Howland student wins national essay contest



The Howland freshman is interested in black holes and quasars.
By TIM YOVICH
VINDICATOR TRUMBULL STAFF
HOWLAND -- Manish Mehta more than blinked when informed he'd captured first place in the DuPont Challenge Science Essay Awards program -- beating out 70,000 other contestants in the junior division.
"I'm still in shock. It's difficult to comprehend," said the 15-year-old Howland High School freshman.
His reward was a $5,000 educational grant and an all-expense paid trip to NASA's Johnson Space Center in Houston, and also Space Center Houston.
He took his mother and teacher Denise Clontz along with him. Manish is the son of Paresh and Sushma Mehta of Rolling Meadows Drive.
"It's such a big number of people," Manish said of those in the seventh through ninth grades from the U.S. and Canada who entered the competition.
His winning essay is titled "Acoustic Black Holes, Hawking Radiation, and the Very Fabric of Reality."
Theories
In it, he suggests that recent theories may change the way physics is taught. He describes how scientists are setting up virtual black holes and devices that would bring them close to quantum gravity and the "theory of everything," thus refuting Einstein's theory of relativity.
Einstein's theory says time, space and gravity have no separate existence from matter.
Even Clontz, who teaches honors biology and physical science, admits she had to read the essay twice to grasp it.
"I became interested in black holes and quasars because we don't really know much about them," Manish said.
Quasars are celestial objects that resemble stars but are apparently far more distant and emit large quantities of radiation. Black holes are regions of space time from which nothing escapes, not even light.
When Manish returned earlier this month from Houston, his father -- a gynecologist -- told him he had also won the Trumbull County Bar Association's essay contest for freshmen students, for another essay. He wrote about the purpose of separation of powers between the three branches of government.
Looking ahead
While at NASA, Manish and his party lunched with Rex Walheim, an astronaut who spent 22 days in space on the shuttle Atlantis, servicing the International Space Station.
Manish has no interest in being an astronaut, though. "I have this terrific fear of heights," he said.
Manish is a straight-A student and wants to spend the rest of his high school days getting more As and sharpening his speech, debate and tennis skills.
He sees himself having a career in medicine combined with astronomy and cosmology, a branch of metaphysics that deals with the nature of the universe.
Manish credits Clontz with making him and other students aware of the DuPont contest.
"My natural competitive spirit took over.

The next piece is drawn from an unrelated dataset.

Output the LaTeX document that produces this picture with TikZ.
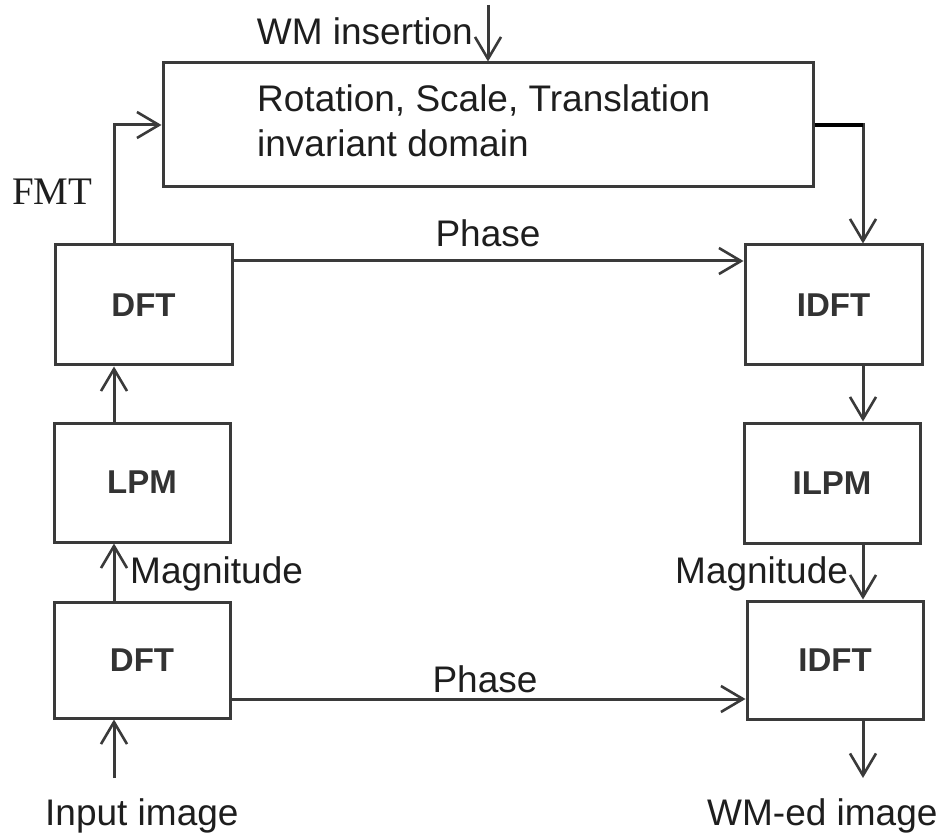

I couldn't turn in a trashy piece of work," he said.
His teacher says Manish is very interested in what he wrote about.
Because he's such an academic standout, Manish says other students' opinions of him change "like the weather in Ohio."
If it's a day when grades aren't the topic of discussion, Manish said, opinions of him are "pretty good." If grades are announced and he does well, "it goes downhill."
Manish is a member of the tennis team, speech and debate team, Latin Club, plays the saxophone in the school band and participates in Prep Bowl.